Tuesday, May 13, 2008

Extraction from chaos?

Extraction from chaos?

By Michael Deibert

Foreign Direct Investment

April 10, 2008

Embattled by war and corruption but laden with large deposits of diamonds and copper, DR Congo is largely avoided by investors. Might that change? Michael Deibert reports.

Blessed with natural resources and occupying a vast swath of central Africa as large as the US east of the Mississippi River, the Democratic Republic of Congo is home to some of the word’s largest deposits of diamonds, copper, cobalt and coltan. Despite a fecund climate encompassing everything from dense, nearly impenetrable rainforests to fertile plains, the country has remained one of Africa’s most tragic. Held in the grip of a predatory state culture of corruption and the often nefarious designs of its neighbours and unscrupulous business dealers with little long-term interest in developing its infrastructure, DR Congo has struggled to attract investors.

The country’s president, Joseph Kabila, first assumed office in 2001 following the assassination of his father, Laurent, who led a rebel movement that toppled the 32-year dictatorship of Mobutu Sese Seko.

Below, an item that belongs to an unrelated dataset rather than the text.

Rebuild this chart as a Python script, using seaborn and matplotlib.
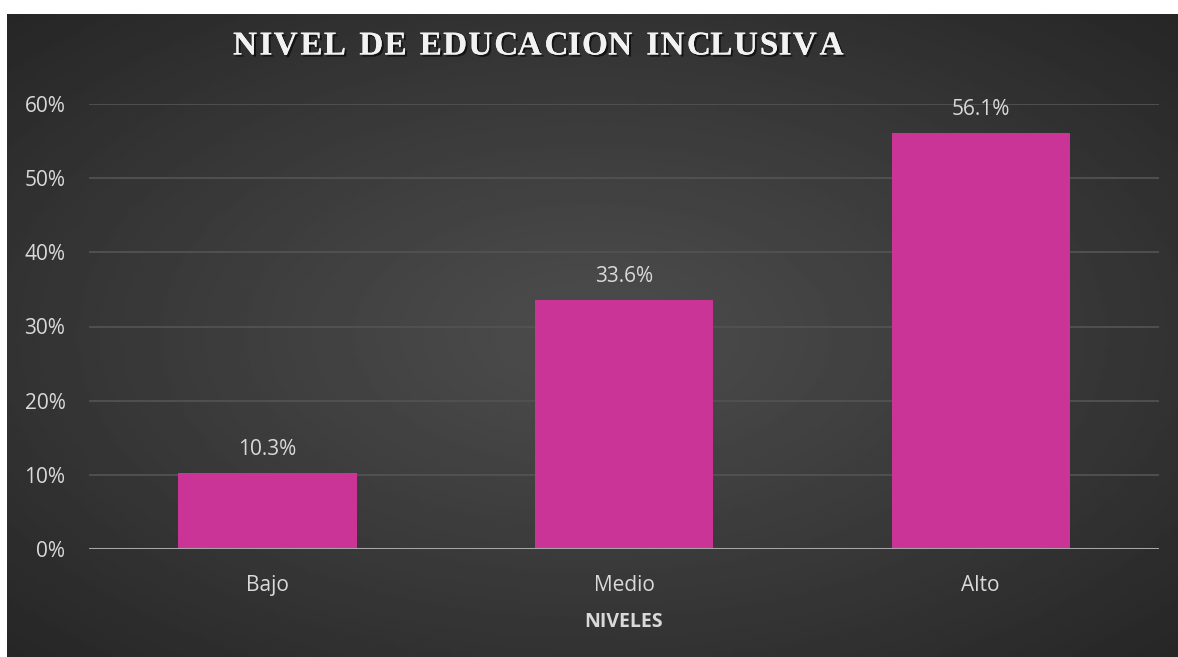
import numpy as np
import pandas as pd
import matplotlib
matplotlib.use("Agg")
import matplotlib.pyplot as plt
import matplotlib.patheffects as pe
from matplotlib.textpath import TextPath
from matplotlib.font_manager import FontProperties
import seaborn as sns

categories = ["Bajo", "Medio", "Alto"]
values = [10.3, 33.6, 56.1]
yticks = [0, 10, 20, 30, 40, 50, 60]
title = "NIVEL DE EDUCACION INCLUSIVA"
xlabel = "NIVELES"

df = pd.DataFrame({"nivel": categories, "pct": values})

sns.set_theme(style="dark")
plt.rcParams["font.family"] = ["Open Sans", "DejaVu Sans"]

W, H = 1178, 657
fig = plt.figure(figsize=(W / 100, H / 100), dpi=100, facecolor="white")

# background panel with radial gradient
bg_left, bg_top = 7, 14
bax = fig.add_axes([bg_left / W, 0, 1 - bg_left / W, (H - bg_top) / H])
bax.set_axis_off()
nx, ny = 400, 220
xx, yy = np.meshgrid(np.linspace(-1, 1, nx), np.linspace(-1, 1, ny))
r = np.sqrt(xx ** 2 + yy ** 2) / np.sqrt(2)
light, dark = 0.30, 0.15
img = light - (light - dark) * np.clip(r, 0, 1) ** 1.1
bax.imshow(img, cmap="gray", vmin=0, vmax=1, aspect="auto", extent=[0, 1, 0, 1], interpolation="bilinear")

# plot area
x0, x1 = 89, 1159
y0, y60 = 549, 104
ax = fig.add_axes([x0 / W, (H - y0) / H, (x1 - x0) / W, (y0 - y60) / H])
ax.patch.set_alpha(0)
sns.barplot(data=df, x="nivel", y="pct", ax=ax, color="#CB3497", width=0.5,
            saturation=1, edgecolor="none")
ax.set_ylim(0, 60)
ax.set_xlim(-0.5, 2.5)
ax.set_yticks(yticks)
ax.set_yticklabels([f"{t}%" for t in yticks])
for t in yticks[1:]:
    ax.axhline(t, color="#525252", lw=1.3, zorder=0)
ax.axhline(0, color="#a6a6a6", lw=2.2, zorder=3)
for s in ax.spines.values():
    s.set_visible(False)
ax.grid(False)
ax.tick_params(axis="both", length=0, colors="#d9d9d9", labelsize=15)
ax.tick_params(axis="y", pad=17)
ax.tick_params(axis="x", pad=19)
ax.set_ylabel("")
ax.set_xlabel(xlabel, color="#d9d9d9", fontsize=14, fontweight="bold", labelpad=11)

for i, v in enumerate(values):
    ax.annotate(f"{v}%", (i, v), xytext=(0, 9), textcoords="offset points",
                ha="center", va="bottom", color="#d9d9d9", fontsize=15)

# letter-spaced serif title
tfs = 24
fp = FontProperties(family="Liberation Serif", weight="bold", size=tfs)
target_left, target_right = 233, 843
widths = []
for ch in title:
    if ch == " ":
        w = TextPath((0, 0), "a a", prop=fp).get_extents().width - TextPath((0, 0), "aa", prop=fp).get_extents().width
    else:
        w = TextPath((0, 0), ch, prop=fp).get_extents().width
    widths.append(w * 100 / 72)
total = sum(widths)
gap = (target_right - target_left - total) / (len(title) - 1)
xpos = target_left
for ch, w in zip(title, widths):
    if ch != " ":
        fig.text(xpos / W, 1 - 46 / H, ch, ha="left", va="center",
                 fontproperties=fp, color="#f2f2f2",
                 path_effects=[pe.withSimplePatchShadow(offset=(1.5, -1.5), shadow_rgbFace="black", alpha=0.6),
                               pe.Normal()])
    xpos += w + gap

fig.savefig("out.png", dpi=100, facecolor="white")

Elected for the first time during a violent ballot in 2006, President Kabila is an often mute presence on the Congolese political scene, going for weeks at a time without appearing in public. Nevertheless, the government has begun to take small steps to regularise the often anarchic foreign investment climate in the country, and in February completed a review of all international mining contracts, many of which were signed by President Kabila’s father under circumstances of questionable transparency during DR Congo’s 1998-2002 civil war.